ÉPOCA – Há rumores de que o senhor irá para a Secretaria de Segurança Pública caso o Alexandre de Moraes se torne ministro...
Elias Rosa - Não ouvi isso ainda. Falando sério, não tem
mesmo. Esse é um filme que já vi acontecer, inclusive com o Fernando
Grella. Mas, enquanto procurador-geral, ninguém te aborda, até porque se
trata de um cargo muito importante na estrutura política. Na saída, só
se faz a abordagem se tiver necessidade. E se criar uma relação de
confiança, que hoje não existe.
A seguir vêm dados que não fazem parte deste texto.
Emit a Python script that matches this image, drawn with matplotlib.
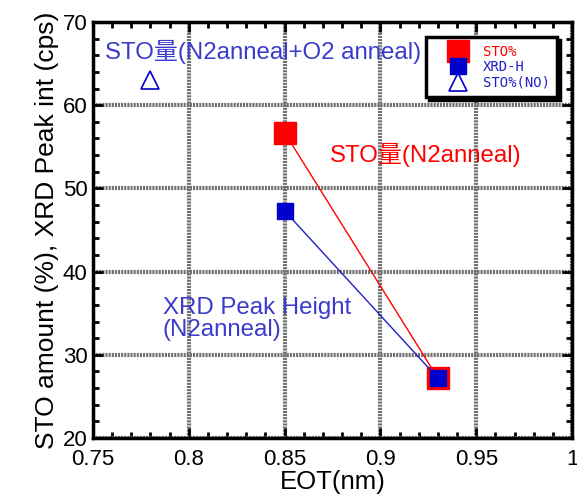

Nem tenho perspectivas de que isso que
possa acontecer.
ÉPOCA – Se fosse convidado, o senhor aceitaria?
Elias Rosa - Não sei. Primeiro, teria que me envolver em razão
do projeto. Porque quis ser procurador-geral? Tinha muito claro isso há
quatro anos. Era para poder criar a promotoria de violência doméstica, a
campanha sobre intolerância, um MP social.
ÉPOCA – E qual é seu grande objetivo agora?
Elias Rosa - Quero voltar para a minha procuradoria de
direitos difusos. Também dei aula a vida toda. Talvez volte para o
magistério. Fiquei quatro anos como sub do Fernando Grella, e depois quatro anos como procurador-geral, então são oito anos na procuradoria. Preciso descansar.